6. The rack-based system of claim 3 in which the first set of bays are full-rack-width shelves and the second set of bays are half-rack-width shelves, the full-rack-width shelves being located in the rack above the half-rack-width shelves.

7. The rack-based system of claim 1 in which the network switch comprises a top of rack (ToR) switch.

8. The rack-based system of claim 1, further comprising a power supply unit installed in a lower section of the rack.

9. The rack-based system of claim 1 in which at least one of the first or second blind mate fiber-optic connector portions includes multiple mechanical transfer (MT) ferrules.

10. The rack-based system of claim 1 in which the blind mate fiber-optic connector accommodates multiple sections of optical fibers, each group of the multiple groups corresponding to a switching zone in the rack so as to establish multiple switching zones.

11. The rack-based system of claim 10 in which the multiple switching zones include a control plane network and a data plane network.

12. The rack-based system of claim 1 in which a front face of each server sled is free from cabling.

13. The rack-based system of claim 1 in which each server sled is hot swappable.

14. The rack-based system of claim 1 in which a compute sled houses multiple servers.

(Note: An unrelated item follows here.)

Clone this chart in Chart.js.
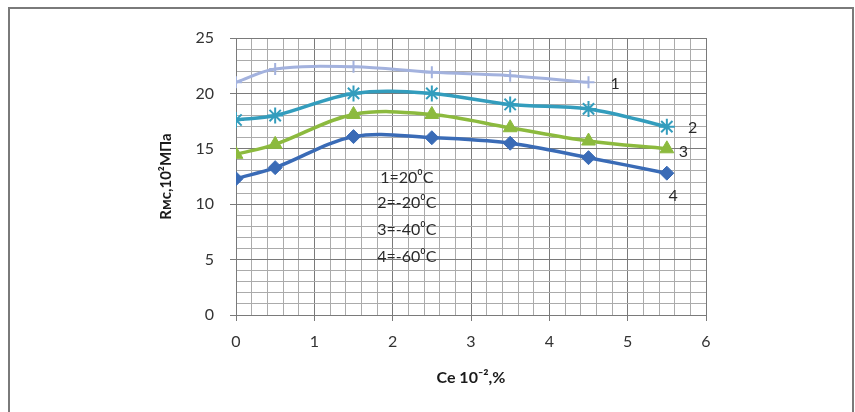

15. The rack-based system of claim 1 in which a storage sled houses multiple disk drives.

16. The rack-based system of claim 1, further comprising a computer-readable storage device including a connection map stored thereon, the connection map including machine-readable instructions for mapping different ones of the preselected switching elements to corresponding locations of different ones of the multiple server sleds deployed in the rack.

17. The rack-based system of claim 16 in which the computer-readable storage device includes instructions stored thereon that, when executed by a processor, cause the processor to provision the multiple server sleds with software selected by the processor based on the corresponding locations of different ones of the multiple server sleds in the rack.

18. The rack-based system of claim 1 in which the multiple bays are vertically symmetrical in the rack.